PROBLEM TO SOLVE
Retype exactly the lines below, beginning with the first and ending with the line where "from bokeh.resources import INLINE" appears.

SUPPLIED INFORMATION
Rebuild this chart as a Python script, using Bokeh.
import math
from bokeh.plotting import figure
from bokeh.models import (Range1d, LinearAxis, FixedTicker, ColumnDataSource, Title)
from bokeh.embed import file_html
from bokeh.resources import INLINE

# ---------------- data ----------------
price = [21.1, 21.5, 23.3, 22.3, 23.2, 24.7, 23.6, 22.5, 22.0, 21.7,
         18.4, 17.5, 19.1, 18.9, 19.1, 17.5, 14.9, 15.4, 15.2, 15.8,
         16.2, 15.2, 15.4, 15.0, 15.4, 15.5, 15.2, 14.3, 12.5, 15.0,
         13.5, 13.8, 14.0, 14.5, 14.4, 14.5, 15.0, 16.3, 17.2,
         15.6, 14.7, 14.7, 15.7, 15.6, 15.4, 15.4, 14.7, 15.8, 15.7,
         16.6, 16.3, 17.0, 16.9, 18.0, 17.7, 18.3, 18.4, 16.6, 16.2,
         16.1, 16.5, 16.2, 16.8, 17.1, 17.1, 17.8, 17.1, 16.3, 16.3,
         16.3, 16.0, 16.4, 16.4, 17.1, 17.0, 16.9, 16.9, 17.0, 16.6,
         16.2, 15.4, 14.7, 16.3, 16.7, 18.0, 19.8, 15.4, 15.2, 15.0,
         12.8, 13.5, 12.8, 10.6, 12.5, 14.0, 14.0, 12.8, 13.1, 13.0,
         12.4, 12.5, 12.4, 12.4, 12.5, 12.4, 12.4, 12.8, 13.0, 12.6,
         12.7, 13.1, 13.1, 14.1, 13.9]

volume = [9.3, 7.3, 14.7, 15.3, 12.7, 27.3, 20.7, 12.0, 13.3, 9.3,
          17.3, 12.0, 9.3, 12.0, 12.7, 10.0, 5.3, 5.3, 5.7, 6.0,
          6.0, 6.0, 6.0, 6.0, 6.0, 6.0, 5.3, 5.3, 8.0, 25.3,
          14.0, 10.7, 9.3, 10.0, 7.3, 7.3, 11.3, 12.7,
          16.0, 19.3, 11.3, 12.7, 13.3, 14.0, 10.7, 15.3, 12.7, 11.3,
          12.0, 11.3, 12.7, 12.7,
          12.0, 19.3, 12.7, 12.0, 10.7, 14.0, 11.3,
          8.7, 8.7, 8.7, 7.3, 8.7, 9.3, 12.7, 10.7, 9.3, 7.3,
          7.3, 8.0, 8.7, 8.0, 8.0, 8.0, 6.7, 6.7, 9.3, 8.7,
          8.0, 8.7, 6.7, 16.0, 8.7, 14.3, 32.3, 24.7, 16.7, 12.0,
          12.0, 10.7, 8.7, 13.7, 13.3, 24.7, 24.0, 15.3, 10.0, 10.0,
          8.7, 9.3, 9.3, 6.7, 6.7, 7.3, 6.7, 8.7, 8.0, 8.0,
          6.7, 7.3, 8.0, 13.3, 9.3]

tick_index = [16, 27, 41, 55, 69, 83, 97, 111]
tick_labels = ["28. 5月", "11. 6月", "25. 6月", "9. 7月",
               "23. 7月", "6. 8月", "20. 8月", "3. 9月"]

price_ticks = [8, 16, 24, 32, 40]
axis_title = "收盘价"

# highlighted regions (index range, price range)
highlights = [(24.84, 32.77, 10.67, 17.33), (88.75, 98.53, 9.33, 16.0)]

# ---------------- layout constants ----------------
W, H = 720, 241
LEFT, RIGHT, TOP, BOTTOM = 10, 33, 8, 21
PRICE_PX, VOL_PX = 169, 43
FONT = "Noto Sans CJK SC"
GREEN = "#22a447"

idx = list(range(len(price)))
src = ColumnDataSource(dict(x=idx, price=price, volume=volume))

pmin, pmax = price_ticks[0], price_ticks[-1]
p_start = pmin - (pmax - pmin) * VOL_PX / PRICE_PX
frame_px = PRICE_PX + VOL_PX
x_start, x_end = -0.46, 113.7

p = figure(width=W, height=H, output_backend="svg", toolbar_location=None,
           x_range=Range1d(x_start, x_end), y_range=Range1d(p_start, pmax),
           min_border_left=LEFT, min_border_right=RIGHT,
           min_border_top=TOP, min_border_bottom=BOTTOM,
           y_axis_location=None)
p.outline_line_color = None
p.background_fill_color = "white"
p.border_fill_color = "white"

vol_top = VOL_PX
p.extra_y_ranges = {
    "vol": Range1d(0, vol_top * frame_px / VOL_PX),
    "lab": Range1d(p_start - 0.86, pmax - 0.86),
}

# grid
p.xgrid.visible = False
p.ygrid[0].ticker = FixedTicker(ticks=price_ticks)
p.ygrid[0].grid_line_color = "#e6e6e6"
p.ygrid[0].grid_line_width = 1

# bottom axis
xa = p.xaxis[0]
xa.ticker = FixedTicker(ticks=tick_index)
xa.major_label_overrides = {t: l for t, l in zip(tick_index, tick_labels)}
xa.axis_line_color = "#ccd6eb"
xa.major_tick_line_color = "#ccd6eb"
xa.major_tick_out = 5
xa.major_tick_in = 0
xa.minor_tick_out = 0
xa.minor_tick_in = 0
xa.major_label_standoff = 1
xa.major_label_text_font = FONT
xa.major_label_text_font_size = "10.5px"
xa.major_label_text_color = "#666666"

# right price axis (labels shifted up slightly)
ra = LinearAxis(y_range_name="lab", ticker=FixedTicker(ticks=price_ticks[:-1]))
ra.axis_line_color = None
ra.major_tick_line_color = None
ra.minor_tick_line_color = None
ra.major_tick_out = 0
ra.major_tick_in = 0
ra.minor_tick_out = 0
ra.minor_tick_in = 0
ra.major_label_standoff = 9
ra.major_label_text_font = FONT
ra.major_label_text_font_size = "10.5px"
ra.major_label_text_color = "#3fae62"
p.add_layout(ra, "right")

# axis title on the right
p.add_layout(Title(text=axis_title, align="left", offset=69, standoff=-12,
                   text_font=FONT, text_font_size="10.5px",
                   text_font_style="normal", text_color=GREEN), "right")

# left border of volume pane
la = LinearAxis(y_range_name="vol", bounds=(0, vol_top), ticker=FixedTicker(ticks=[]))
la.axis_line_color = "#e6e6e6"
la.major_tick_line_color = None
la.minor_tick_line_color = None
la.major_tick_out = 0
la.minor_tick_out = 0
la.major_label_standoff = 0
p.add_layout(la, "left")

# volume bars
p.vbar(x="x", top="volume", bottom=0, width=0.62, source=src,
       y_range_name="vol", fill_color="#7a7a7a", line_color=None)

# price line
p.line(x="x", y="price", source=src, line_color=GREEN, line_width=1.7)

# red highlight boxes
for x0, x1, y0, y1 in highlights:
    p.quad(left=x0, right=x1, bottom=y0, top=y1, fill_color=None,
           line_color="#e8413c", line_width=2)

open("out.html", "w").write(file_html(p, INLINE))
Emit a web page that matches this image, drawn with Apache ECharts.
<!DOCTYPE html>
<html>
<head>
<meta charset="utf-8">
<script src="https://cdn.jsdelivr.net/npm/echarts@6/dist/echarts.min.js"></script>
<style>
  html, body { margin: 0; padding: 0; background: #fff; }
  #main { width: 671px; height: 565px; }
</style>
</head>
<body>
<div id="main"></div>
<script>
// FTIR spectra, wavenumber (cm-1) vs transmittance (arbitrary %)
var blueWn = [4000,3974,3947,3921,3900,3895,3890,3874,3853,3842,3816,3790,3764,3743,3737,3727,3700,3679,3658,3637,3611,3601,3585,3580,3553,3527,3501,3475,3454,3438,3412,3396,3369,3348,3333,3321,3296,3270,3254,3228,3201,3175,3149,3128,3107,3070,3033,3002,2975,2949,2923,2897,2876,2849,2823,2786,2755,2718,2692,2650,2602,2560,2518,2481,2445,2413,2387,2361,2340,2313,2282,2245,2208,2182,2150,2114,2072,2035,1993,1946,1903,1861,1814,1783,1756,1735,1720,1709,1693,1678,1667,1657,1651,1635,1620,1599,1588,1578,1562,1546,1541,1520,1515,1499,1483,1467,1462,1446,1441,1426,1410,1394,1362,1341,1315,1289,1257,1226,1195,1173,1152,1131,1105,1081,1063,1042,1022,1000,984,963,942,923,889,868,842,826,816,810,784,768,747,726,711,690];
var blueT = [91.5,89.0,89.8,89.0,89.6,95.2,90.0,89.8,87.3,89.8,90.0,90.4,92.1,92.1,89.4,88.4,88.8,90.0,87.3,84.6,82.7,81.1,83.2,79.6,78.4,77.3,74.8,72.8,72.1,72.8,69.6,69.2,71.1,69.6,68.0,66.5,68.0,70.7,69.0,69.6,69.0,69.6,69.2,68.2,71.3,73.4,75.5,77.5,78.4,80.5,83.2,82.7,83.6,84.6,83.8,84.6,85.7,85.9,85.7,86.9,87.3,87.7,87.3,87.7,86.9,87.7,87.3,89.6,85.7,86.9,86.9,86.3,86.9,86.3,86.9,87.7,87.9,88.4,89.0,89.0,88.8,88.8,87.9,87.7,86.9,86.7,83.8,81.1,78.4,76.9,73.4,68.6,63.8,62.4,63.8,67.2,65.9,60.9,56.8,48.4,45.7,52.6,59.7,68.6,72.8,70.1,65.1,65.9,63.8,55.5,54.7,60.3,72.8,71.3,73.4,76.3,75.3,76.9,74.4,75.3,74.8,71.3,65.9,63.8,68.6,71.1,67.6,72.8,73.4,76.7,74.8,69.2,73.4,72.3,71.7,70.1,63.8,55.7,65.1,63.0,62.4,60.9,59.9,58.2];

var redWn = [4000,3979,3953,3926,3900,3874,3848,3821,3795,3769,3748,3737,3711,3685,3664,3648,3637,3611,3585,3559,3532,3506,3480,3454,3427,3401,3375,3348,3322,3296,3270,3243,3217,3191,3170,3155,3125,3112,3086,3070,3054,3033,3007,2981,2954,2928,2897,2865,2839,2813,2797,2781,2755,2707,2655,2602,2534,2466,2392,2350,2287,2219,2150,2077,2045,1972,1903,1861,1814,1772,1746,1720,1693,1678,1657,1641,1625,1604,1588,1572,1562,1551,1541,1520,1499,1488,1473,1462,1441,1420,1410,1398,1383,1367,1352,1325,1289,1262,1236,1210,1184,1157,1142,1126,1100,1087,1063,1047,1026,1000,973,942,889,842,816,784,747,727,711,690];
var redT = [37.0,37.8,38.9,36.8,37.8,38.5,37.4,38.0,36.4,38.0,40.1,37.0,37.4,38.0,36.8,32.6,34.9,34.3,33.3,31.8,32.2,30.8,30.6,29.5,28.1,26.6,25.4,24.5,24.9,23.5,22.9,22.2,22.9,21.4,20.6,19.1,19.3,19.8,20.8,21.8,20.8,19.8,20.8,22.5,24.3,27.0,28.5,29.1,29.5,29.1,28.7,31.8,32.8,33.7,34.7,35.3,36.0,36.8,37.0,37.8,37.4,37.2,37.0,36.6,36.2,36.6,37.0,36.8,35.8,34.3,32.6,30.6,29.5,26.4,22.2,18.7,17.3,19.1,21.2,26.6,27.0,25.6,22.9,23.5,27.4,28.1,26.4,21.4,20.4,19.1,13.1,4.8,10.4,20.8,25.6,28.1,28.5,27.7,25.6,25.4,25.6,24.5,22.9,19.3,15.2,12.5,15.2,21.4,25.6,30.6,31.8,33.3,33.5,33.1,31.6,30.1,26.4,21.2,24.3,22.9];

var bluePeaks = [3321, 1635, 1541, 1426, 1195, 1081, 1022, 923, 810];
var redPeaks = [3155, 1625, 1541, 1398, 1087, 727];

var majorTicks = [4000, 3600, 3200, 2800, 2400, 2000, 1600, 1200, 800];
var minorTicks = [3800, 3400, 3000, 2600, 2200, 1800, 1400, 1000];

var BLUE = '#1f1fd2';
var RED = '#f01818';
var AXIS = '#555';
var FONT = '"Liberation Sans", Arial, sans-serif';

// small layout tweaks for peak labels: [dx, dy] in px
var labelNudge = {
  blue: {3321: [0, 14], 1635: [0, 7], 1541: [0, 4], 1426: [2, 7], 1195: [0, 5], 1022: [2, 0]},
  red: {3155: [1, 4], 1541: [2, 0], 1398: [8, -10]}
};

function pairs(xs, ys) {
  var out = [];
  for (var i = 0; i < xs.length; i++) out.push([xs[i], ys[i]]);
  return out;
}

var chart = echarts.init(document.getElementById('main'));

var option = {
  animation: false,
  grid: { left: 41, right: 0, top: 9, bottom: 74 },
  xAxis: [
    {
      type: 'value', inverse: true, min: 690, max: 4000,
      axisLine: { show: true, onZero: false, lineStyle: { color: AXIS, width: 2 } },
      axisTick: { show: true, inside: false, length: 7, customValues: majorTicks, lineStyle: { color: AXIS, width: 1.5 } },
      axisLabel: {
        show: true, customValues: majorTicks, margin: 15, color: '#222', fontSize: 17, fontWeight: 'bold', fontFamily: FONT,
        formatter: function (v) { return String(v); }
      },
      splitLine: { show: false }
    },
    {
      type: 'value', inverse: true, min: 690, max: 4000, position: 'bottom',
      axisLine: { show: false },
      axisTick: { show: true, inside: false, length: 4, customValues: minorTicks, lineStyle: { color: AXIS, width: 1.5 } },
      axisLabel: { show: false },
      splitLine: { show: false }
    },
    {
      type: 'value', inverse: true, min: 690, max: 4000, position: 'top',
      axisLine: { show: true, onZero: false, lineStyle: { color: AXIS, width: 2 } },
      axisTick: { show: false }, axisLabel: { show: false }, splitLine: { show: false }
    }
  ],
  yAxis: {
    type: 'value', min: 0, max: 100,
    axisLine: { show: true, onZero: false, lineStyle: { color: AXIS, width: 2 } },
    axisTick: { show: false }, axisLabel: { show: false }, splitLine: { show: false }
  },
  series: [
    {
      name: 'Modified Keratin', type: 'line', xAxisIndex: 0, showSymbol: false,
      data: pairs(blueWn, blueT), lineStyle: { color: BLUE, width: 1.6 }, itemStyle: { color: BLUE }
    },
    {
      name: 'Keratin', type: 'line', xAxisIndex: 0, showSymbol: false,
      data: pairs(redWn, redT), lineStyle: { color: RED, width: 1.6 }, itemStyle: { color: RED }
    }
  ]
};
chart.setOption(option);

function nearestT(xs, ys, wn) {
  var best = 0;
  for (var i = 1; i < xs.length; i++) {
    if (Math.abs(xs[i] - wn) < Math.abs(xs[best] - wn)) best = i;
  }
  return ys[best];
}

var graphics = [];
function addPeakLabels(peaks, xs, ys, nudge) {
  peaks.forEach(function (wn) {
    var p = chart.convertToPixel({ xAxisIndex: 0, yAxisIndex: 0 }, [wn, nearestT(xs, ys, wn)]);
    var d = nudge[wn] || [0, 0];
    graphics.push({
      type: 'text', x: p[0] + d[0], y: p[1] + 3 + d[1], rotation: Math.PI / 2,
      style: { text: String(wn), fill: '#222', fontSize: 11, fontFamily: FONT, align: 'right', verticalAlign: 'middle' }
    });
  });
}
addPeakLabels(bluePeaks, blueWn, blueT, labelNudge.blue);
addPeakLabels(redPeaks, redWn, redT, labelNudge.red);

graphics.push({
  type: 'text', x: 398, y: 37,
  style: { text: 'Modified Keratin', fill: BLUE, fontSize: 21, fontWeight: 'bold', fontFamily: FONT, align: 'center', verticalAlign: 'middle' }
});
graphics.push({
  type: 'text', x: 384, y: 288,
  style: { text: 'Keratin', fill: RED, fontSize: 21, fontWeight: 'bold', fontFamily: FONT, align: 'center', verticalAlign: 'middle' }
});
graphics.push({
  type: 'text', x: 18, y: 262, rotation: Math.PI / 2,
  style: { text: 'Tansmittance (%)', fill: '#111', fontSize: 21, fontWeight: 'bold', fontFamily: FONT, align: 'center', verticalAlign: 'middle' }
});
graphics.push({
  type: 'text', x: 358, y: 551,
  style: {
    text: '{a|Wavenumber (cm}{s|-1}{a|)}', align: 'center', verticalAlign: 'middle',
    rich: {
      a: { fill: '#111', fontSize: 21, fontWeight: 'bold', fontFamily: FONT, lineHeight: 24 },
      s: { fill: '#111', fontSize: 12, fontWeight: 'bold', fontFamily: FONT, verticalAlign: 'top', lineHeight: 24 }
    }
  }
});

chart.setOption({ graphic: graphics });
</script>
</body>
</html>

IN RESPONSE
Rebuild this chart as a Python script, using Bokeh.
import math
from bokeh.plotting import figure
from bokeh.models import (Range1d, LinearAxis, FixedTicker, ColumnDataSource, Title)
from bokeh.embed import file_html
from bokeh.resources import INLINE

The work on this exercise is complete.